Regarded as one of the most relaxing and self fulfillig sports on the planet. Archery is the art, practice, or skill of propelling arrows through the air with the use of a bow, from "arcus" (Latin). Archery has historically been used for hunting and combat; in modern times, however, its main use is that of a recreational activity. One who practises archery is typically known as an "archer" or "bowman", and one who is fond of or an expert at archery can be referred to as a "toxophilite".
At Guthries We have a fully functional archery range, both indoor range (20 yards) and outdoor range (60 yards). The indoor range is used mainly for target archery practice and the outdoor range for bowhunters and field archers. Our outdoor range is equipt with movable broadhead butts designed to catch the bowhunters broadheaded arrows safely with easy extraction.
As with firearms, there are different catagories of equiptment:
The limbs of a compound bow are much stiffer than those of a recurve bow or longbow. This limb stiffness makes the compound bow more energy-efficient than other bows, in conjunction with the pulley/cams. The compound bow has its string applied to pulleys (cams), and one or both of the pulleys have one or more cables attached to the opposite limb. When the string is drawn back, the string causes the pulleys to turn. When the draw commences, the archer has reduced mechanical advantage, but during the draw, as the pulley cams rotate, and the archer gains mechanical advantage over the bending limbs, more energy is stored, in comparison to other bows. The use of this levering system gives the compound bow a characteristic draw-force curve which rises to a peak weight and then "lets off" to a lower holding weight.
Longbow & Recurve
longbow A type of bow that is tall (roughly equal to the height of the person who uses it); this will allow its user a fairly long draw, at least to the jaw. A longbow is not significantly recurved. Its limbs are relatively narrow so that they are circular or D-shaped in cross section.

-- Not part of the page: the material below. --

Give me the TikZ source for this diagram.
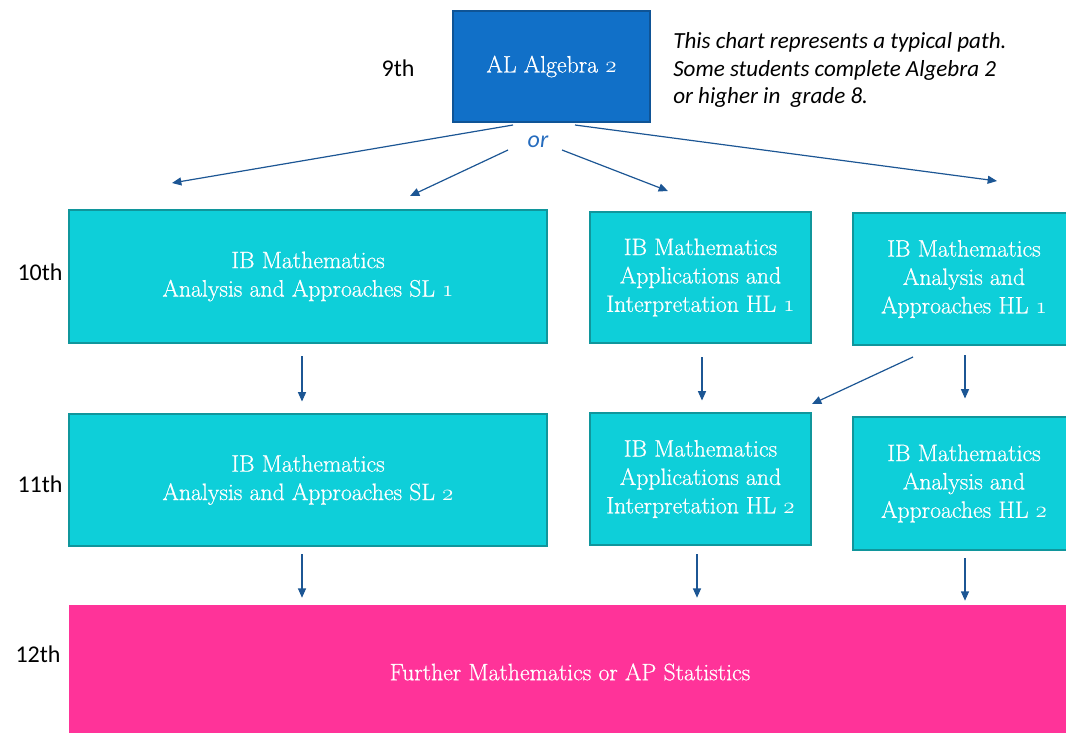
\documentclass[tikz,border=0pt]{standalone}
\usepackage{fontspec}
\newfontfamily\calibri{Carlito}
\newfontfamily\coursefont{Latin Modern Roman}[FakeBold=0.7]
\usetikzlibrary{arrows.meta}
\newcommand\osn[1]{{\usefont{OML}{cmm}{m}{it}#1}}

\definecolor{algblue}{RGB}{17,112,200}
\definecolor{algedge}{RGB}{15,84,150}
\definecolor{ibcyan}{RGB}{14,207,217}
\definecolor{ibedge}{RGB}{16,150,156}
\definecolor{fmpink}{RGB}{255,51,153}
\definecolor{arrblue}{RGB}{28,86,148}
\definecolor{orblue}{RGB}{38,108,190}

\tikzset{
  size/.style 2 args={minimum width=#1*0.75pt, minimum height=#2*0.75pt},
  course/.style={rectangle, inner sep=0pt, align=center, text=white,
    font=\coursefont\fontsize{17.8}{21.3}\selectfont},
  ib/.style={course, fill=ibcyan, draw=ibedge, line width=2.2pt},
  grade/.style={font=\calibri\fontsize{18}{20}\selectfont},
  arr/.style={draw=arrblue, line width=0.9pt, -{Triangle[length=7pt,width=6pt]}}
}

\begin{document}
\begin{tikzpicture}[x=0.75pt, y=-0.75pt]
	\useasboundingbox (0,0) rectangle (1066,732);
	\clip (0,0) rectangle (1066,732);

	% courses
	\node at (551.5,66.5) [course, size={197}{111}, fill=algblue, draw=algedge, line width=2.2pt] (alg) {AL Algebra \osn{2}};
	\node at (308,276.5) [ib, size={478}{133}] (sl1) {IB Mathematics\\Analysis and Approaches SL \osn{1}};
	\node at (700.5,277.5) [ib, size={221}{131}] (aihl1) {IB Mathematics\\Applications and\\Interpretation HL \osn{1}};
	\node at (964,279) [ib, size={222}{132}] (aahl1) {IB Mathematics\\Analysis and\\Approaches HL \osn{1}};
	\node at (308,480) [ib, size={478}{132}] (sl2) {IB Mathematics\\Analysis and Approaches SL \osn{2}};
	\node at (700.5,479) [ib, size={221}{132}] (aihl2) {IB Mathematics\\Applications and\\Interpretation HL \osn{2}};
	\node at (964,483.5) [ib, size={222}{133}] (aahl2) {IB Mathematics\\Analysis and\\Approaches HL \osn{2}};
	\node at (570,672) [course, size={1002}{134}, fill=fmpink] (fm) {Further Mathematics or AP Statistics};

	% grades and notes
	\node at (398,68) [grade] (g9) {9th};
	\node at (40,272) [grade] (g10) {10th};
	\node at (40,484) [grade] (g11) {11th};
	\node at (38,654) [grade] (g12) {12th};
	\node at (673,70) [anchor=west, inner sep=0pt, align=left, font=\calibri\itshape\fontsize{17.3}{20.5}\selectfont] (note)
		{This chart represents a typical path.\\Some students complete Algebra 2\\or higher in~~grade 8.};
	\node at (538,142) [font=\calibri\itshape\fontsize{18}{20}\selectfont, text=orblue] (or) {or};

	% fan out of Algebra 2
	\coordinate (s1) at (513,125);
	\coordinate (e1) at (172,183);
	\coordinate (s2) at (508,150);
	\coordinate (e2) at (410,196);
	\coordinate (s3) at (562,150);
	\coordinate (e3) at (668,191);
	\coordinate (s4) at (575,125);
	\coordinate (e4) at (997,181);
	\draw [arr] (s1) -- (e1);
	\draw [arr] (s2) -- (e2);
	\draw [arr] (s3) -- (e3);
	\draw [arr] (s4) -- (e4);

	% 10th to 11th
	\draw [arr] ([shift={(-6,12)}]sl1.south) -- ([shift={(-6,-11)}]sl1.south |- sl2.north);
	\draw [arr] ([shift={(1.5,13)}]aihl1.south) -- ([shift={(1.5,-11)}]aihl1.south |- aihl2.north);
	\draw [arr] ([shift={(1,9)}]aahl1.south) -- ([shift={(1,-17)}]aahl1.south |- aahl2.north);
	\coordinate (d1) at (913,357);
	\coordinate (d2) at (812,404);
	\draw [arr] (d1) -- (d2);

	% 11th to 12th
	\draw [arr] ([shift={(-6,7)}]sl2.south) -- ([shift={(-6,-7)}]sl2.south |- fm.north);
	\draw [arr] ([shift={(-3.5,8)}]aihl2.south) -- ([shift={(-3.5,-7)}]aihl2.south |- fm.north);
	\draw [arr] ([shift={(1,7)}]aahl2.south) -- ([shift={(1,-4)}]aahl2.south |- fm.north);
\end{tikzpicture}
\end{document}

recurve This bow has tips that curve away from the archer when the bow is strung. By definition, the difference between recurve and other bows is that the string touches a section of the limb when the bow is strung. A recurve bow stores more energy than an equivalent straight-limbed bow, because more energy is stored and delivered more efficiently, giving a greater amount of energy and hence,speed, to the arrow. A recurve will permit a shorter bow than the simple straight limb bow for a given arrow energy and this form was often preferred by archers in environments where long weapons could be cumbersome, such as in brush and forest terrain, or while on horseback.
compound crossbow A modern crossbow similar to a compound bow. The limbs are usually much stiffer than those of a recurve crossbow. This limb stiffness makes the compound bow more energy efficient than other bows, but the limbs are too stiff to be drawn comfortably. The compound bow has the string attached to the pulleys, one or both of which has one or more cables attached to the opposite limb. When the string is drawn back, the string causes the pulleys to turn. This causes the pulleys to pull the cables, which in turn causes the limbs to bend and thus store energy.
Recurve crossbow A crossbow that has tips curving away from the archer. The recurve bow's bent limbs have a longer draw length than an equivalent straight-limbed bow, giving more acceleration to the projectile and less hand shock. Recurved limbs also put greater strain on the materials used to make the bow, and they may make more noise with the shot.